Nicotine addiction: Learning theory and cue reactivity Flashcards
Who do smokers learn their behaviour from?
Higher status role models. Smokers may vicariously witness higher status role models being praised and rewarded for their behaviour which leads to vicarious reinforcement. This is the tendency to repeat smoking behaviour which they see others being rewarded for.
How does social learning theory cognition lead to smoking?
They pay attention to the smoker, they retain the information about how to smoke, they then have the ability to reproduce the smoking behaviour themselves and are motivated to smoke ( ie others that are our role models do this and you want to be like them)
What is immediate reinforcement and LT consequences?
According to Skinner, immediate reinforcers take precedence over the LT consequences of addictive behaviours. The fact that 25% of inhaled nicotine reaches the brain in less than 10 seconds validates this argument.
It is generally accepted that drawing links between behaviours and the long term consequences of smoking ( which are negative) tends to be neglected, especially when there are euphoric short term effects of drug taking.
What are immediate effects of smoking?
Happiness, euphoria relaxation
What are long term consequences of smoking?
Lung cancer, health problems, respiratory issues
What is the role of peer acceptance?
Milton et al (2008) found that young smokers identified peer influence as an important factor in smoking, and the rejection from a peer group as key. Hence, this implies that through social modelling and interaction, peer acceptance acts like reinforcement that helps maintain smoking behaviour.
Smoking maintenance through negative reinforcement?
As the effects of tobacco start to wear off with repeated exposure users can experience unpleasant WITHDRAWAL symptoms (e.g. nausea, insomnia, cravings).
Taking more nicotine stops these negative experiences occurring. As this further use removes the negative states and provides more pleasure, this is likely to INCREASE the frequency of smoking and subsequent addiction.
What is cue reactivity?
The theory that people associate places and situations with the rewarding effects of nicotine which can trigger cravings. Nicotine is the unconditioned stimulus and the pleasure caused by the sudden increase in dopamine levels is the unconditioned response. The brain then tries to lower dopamine back to a normal level. The neutral stimuli become conditioned stimuli with repeated pairings, which then produces the conditioned response. However if the brain has not received nicotine, the levels of dopamine drop and the individual produces withdrawal symptoms.
LEARNING APPROACH TO SMOKING ADDICTION - Research support?

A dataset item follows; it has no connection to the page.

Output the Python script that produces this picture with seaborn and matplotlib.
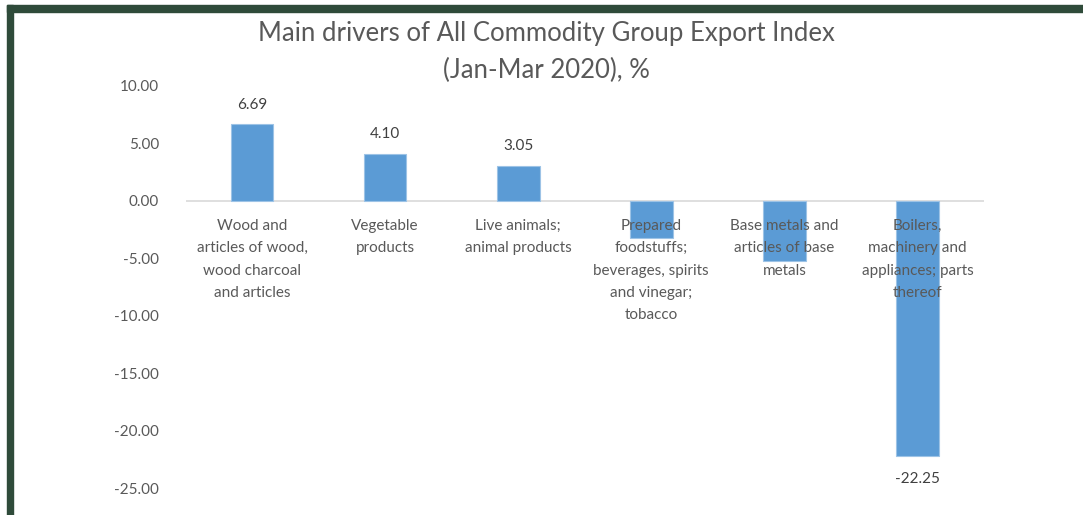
import matplotlib
matplotlib.use("Agg")
import matplotlib.pyplot as plt
import seaborn as sns
import pandas as pd
from matplotlib.patches import Rectangle

categories = [
    "Wood and\narticles of wood,\nwood charcoal\nand articles",
    "Vegetable\nproducts",
    "Live animals;\nanimal products",
    "Prepared\nfoodstuffs;\nbeverages, spirits\nand vinegar;\ntobacco",
    "Base metals and\narticles of base\nmetals",
    "Boilers,\nmachinery and\nappliances; parts\nthereof",
]
values = [6.69, 4.10, 3.05, -3.2, -5.2, -22.25]
shown_labels = ["6.69", "4.10", "3.05", "", "", "-22.25"]
yticks = [10, 5, 0, -5, -10, -15, -20, -25]

sns.set_theme(style="white")
plt.rcParams["font.family"] = ["Lato", "DejaVu Sans"]

W, H = 1083, 515
fig = plt.figure(figsize=(W / 100, H / 100), dpi=100)
fig.patch.set_facecolor("white")

ax = fig.add_axes([185.5 / W, 1 - 488 / H, (984 - 185.5) / W, (488 - 86) / H])

df = pd.DataFrame({"cat": categories, "val": values})
sns.barplot(data=df, x="cat", y="val", color="#5B9BD5", width=0.32,
            edgecolor="#9DC3E6", linewidth=0.8, saturation=1, ax=ax, zorder=2)

ax.set_ylim(-25, 10)
ax.set_xlim(-0.5, len(categories) - 0.5)
ax.set_yticks(yticks)
ax.set_yticklabels([f"{v:.2f}" for v in yticks], color="#595959", fontsize=11)
ax.tick_params(axis="y", length=0, pad=19)
ax.set_xticks([])
ax.set_xlabel("")
ax.set_ylabel("")
for s in ax.spines.values():
    s.set_visible(False)
ax.axhline(0, color="#D9D9D9", lw=1.2, zorder=1)

for i, (c, v, lab) in enumerate(zip(categories, values, shown_labels)):
    ax.annotate(c, (i, 0), xytext=(0, -13), textcoords="offset points",
                ha="center", va="top", fontsize=11, color="#595959",
                linespacing=1.76, zorder=5)
    if lab:
        if v >= 0:
            ax.annotate(lab, (i, v), xytext=(0, 9), textcoords="offset points",
                        ha="center", va="bottom", fontsize=11, color="#404040")
        else:
            ax.annotate(lab, (i, v), xytext=(0, -11), textcoords="offset points",
                        ha="center", va="top", fontsize=11, color="#404040")

fig.text(546 / W, 1 - 52 / H,
         "Main drivers of All Commodity Group Export Index\n(Jan-Mar 2020), %",
         ha="center", va="center", fontsize=18.5, color="#595959", linespacing=1.55)

border = "#2F4B3A"
fig.patches.append(Rectangle((7 / W, 1 - 12 / H), 1 - 7 / W, 7 / H,
                             transform=fig.transFigure, color=border, zorder=10))
fig.patches.append(Rectangle((7 / W, 0), 6 / W, 1 - 5 / H,
                             transform=fig.transFigure, color=border, zorder=10))

fig.savefig("out.png", dpi=100, facecolor="white")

Harakeh et al (2007) found non-smoking adolescents with older siblings that smoked and those with a smoking best friend were more likely to have started smoking 1 year later. However, older adolescents were not affected by smoking of their younger siblings.
LEARNING APPROACH TO SMOKING ADDICTION - Individual differences?
For example, research by Robinson & Berridge (1993) argued that many people try drug taking yet do not become addicted despite the rewarding experiences on offer. This suggests other factors must also be at work in addiction other than the environmental reinforcements.
LEARNING APPROACH TO SMOKING ADDICTION - Environmentally deterministic?
The approach suggests that if your environment and role models are addicted to smoking it’s inevitable that you will face the same fate. This does not consider the role of personal ‘autonomy’ and suggests we are ‘mere puppets of circumstance’ and therefore we do not have free will in the outcome of addiction to nicotine.
LEARNING APPROACH TO SMOKING ADDICTION - Scientific?
Due to smoking behaviour being studied at the stimulus-response level of learning, this can be objectively observed and recorded to demonstrate that nicotine addiction does originate from S-R conditioning.
LEARNING APPROACH TO SMOKING ADDICTION - Practical applications?
Research by Calvert (2009) showed cigarette packets to smokers, who showed strong reactions in their ventral striatum (VA) , but it also suggests cue reactivity as people reacting to visual stimuli.
This type of research suggested that simply seeing cigarette packets (e.g. behind a shop counter) could trigger off addictive desires, hence laws were passed in 2012 in the UK to make cigarettes more hidden behind closed counters to prevent this occurring.